There are many more degrees of separation between you and the final product than say walking into a restaurant, ordering from a set menu, and then deciding whether the cheeseburger was 3 or 4 stars. A haircut is much more organic, much more of a team effort—both parties play significant roles in how the final product turns out.
And this very well could be the reason, or justification, or just why Bolt Barbers is able to pull off this campaign.

A few weeks ago, I went to Bolt for the first time and was blown away by this marketing maneuver. While most businesses do everything they can to manage or hide their bad Yelp reviews, BOLT celebrates them. They have these posters and banners on the walls and windows, printed books with real excerpts from their Yelp page on the coffee/magazine table. All of it celebrating the discontent customers that took the time to log onto Yelp and bad-mouth Bolt after getting a subpar haircut.
The questionable ethics of this ploy is certainly up for discussion. Here’s a comment from a Yelp user, Jeff M.
Both sides, Jeff M. and BOLT, have valid arguments here. BOLT publicizes their discontent customers through an ironic, almost-making-fun-of-them stream of content. You actually took the time to go on the computer and talk smack? Get a life, bro.
Is this ethical? I think you have to understand Yelp in order to answer that question.
Yelp is the 21st century medium of free speech, the Internet’s way of bearing truth on commerce. Nobody’s fooled by a cool sign or fancy menu anymore. We all have iPhones with Yelp. They’ll tell us what’s good and what’s not.
This is a serious threat to businesses. (It’s also the opposite, but we’re going to focus on the threat right now.) Understand that retailers and service-providers of today have to be on their game at all times because 1 bad Yelp review can really mean not-so-pleasant things. Let’s run with that thought for a sec. What can bad Yelp reviews do?
There’s the very concrete and obvious answer that it turns potential customers away. John Smith is now at Jamba Juice because he just re-lived Patty M.’s horror story of your smoothie shop’s styrofoam cup breaking and spilling every drop of the 32 oz Blueberry Bliss all over her new BMW X5′s leather interior.

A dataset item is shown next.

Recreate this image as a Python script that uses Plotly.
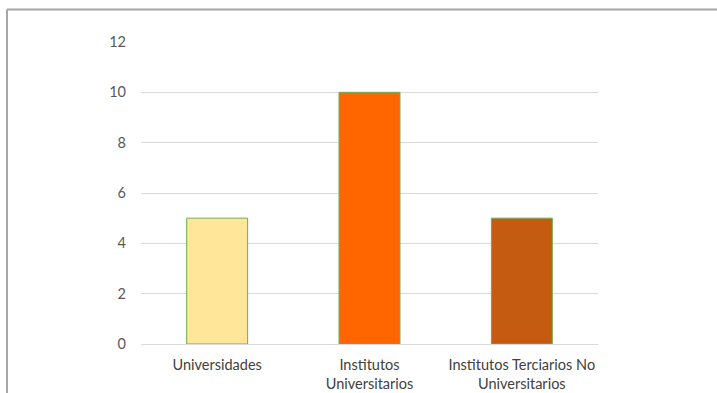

Then there’s the more intangible. A lesser overall Yelp rating means that customers go into whatever your business’ experience is with lower expectations. Sure, this presents an opportunity to blow them away but it also opens the door to the confirmation bias, a psychological tendency for people to gather information that reaffirms pre-existing biases. I suspect this smoothie’s going to be OK (because I’ve just read the Yelp reviews,) so I’m drinking it with the attitude that I want to tell myself that I was right, that this smoothie’s just OK, and that I accurately predicted the future.
So we get it. Bad Yelp reviews = serious threat to business. Now back to BOLT.
Everyone’s going to have a different ethical stance on the People Hate Us On Yelp marketing campaign. If you post reviews on Yelp, I’m sure you lean more toward Jeff M.’s side because it’s easier to imagine you as the one being mocked in BOLT’s literature. If you don’t post reviews on Yelp, I’m sure it’s the opposite—you view Bolt’s strategy as entirely legitimate, an effective way to turn a negative into a positive. And there’s so many more factors that form your position on ethical dilemmas.
Me personally, I think it’s genius marketing. I view Yelp as Big Brother for U.S. business. You can’t mess up or else people know. 19 million views a month ranks 42nd in Internet traffic in the U.S. It’s really no joke to get bad Yelp reviews.
And that’s why I think BOLT’s marketing move is genius. Because they turn it into a joke.